Ken Lapierre, president and chief executive officer of Rockcliff, stated: "With the present working capital of Solvista and the exceptional copper assets of Rockcliff, the new Solvista will be well funded with a strong treasury of over $3.3-million, a combined management team with decades of mineral discovery experience and a dynamic board of directors with extensive experience in the financial sector. This will allow the new company to combine their talents, and the result will be a company with an outstanding technical and financial team, and the funds in place to continue with the primary goal of becoming mine finders within the Snow Lake project located in Manitoba, Canada. I strongly urge the Rockcliff shareholders to vote in favour of the amalgamation."
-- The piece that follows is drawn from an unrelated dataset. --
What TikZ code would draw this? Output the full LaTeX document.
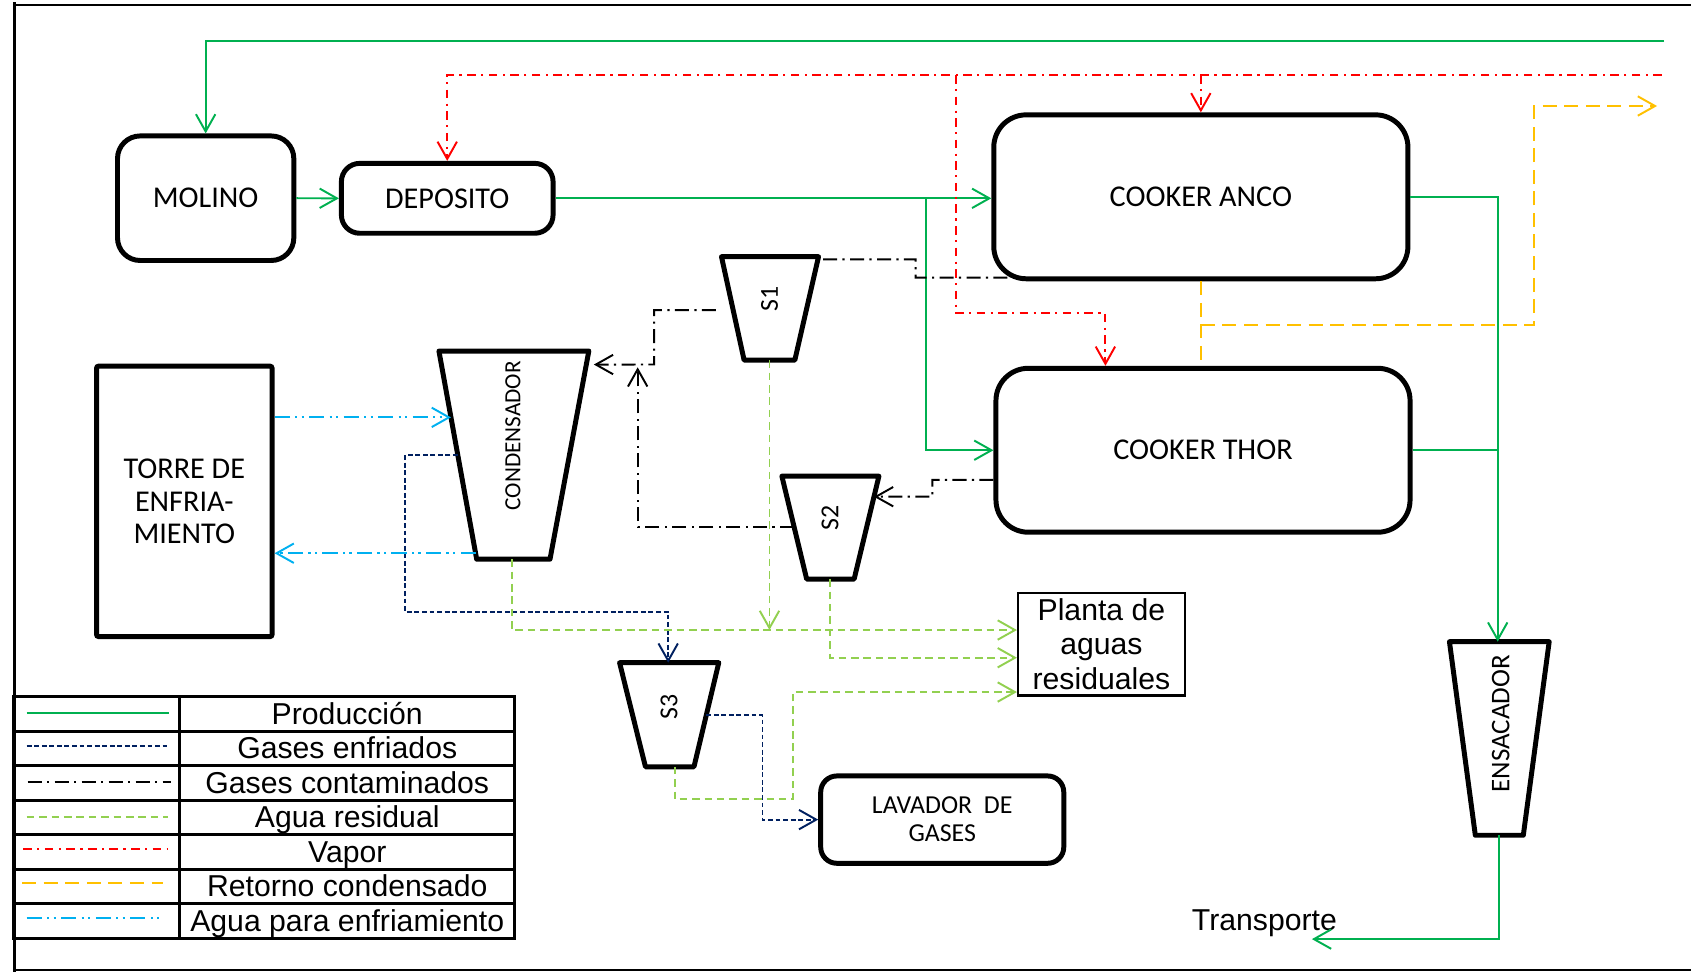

The TSX Venture Exchange provided Solvista and Rockcliff with conditional approval for the transaction, although the transaction still remains subject to final approval by the TSX-V, including receipt of all final documentation, standard closing conditions, including the approval of the transaction by the Rockcliff shareholders, and completion of due diligence investigations to the satisfaction of each of the parties. The transaction is expected to close on or about June 22, 2015.
The amalgamation has been unanimously approved by the board of directors of Rockcliff and the board of directors of Solvista. Haywood Securities Inc., as a financial adviser to Rockcliff, has provided a fairness opinion to the board of directors of Rockcliff, that subject to the assumptions, limitations and qualifications set out in such fairness opinion, as of April 15, 2015, the exchange ratio provided for in the amalgamation agreement is fair, from a financial point of view, to the Rockcliff shareholders. The fairness opinion is included as schedule E to the circular.
The circular will be mailed to registered shareholders of Rockcliff on May 15, 2015. Rockcliff shareholders are urged to read the circular, which contains additional important information concerning the transaction.
This press release should not be considered as a comprehensive summary of the transaction. Additional information will be disseminated at a future date. Completion of the transaction is subject to a number of conditions, including but not limited to, TSX-V approval. The transaction cannot close until the required Rockcliff shareholder approval is obtained. There can be no assurance that the transaction will be completed as proposed or at all.
Investors are cautioned that, except as disclosed in the information circular to be prepared in connection with the transaction, any information released or received with respect to the transaction may not be accurate or complete and should not be relied upon.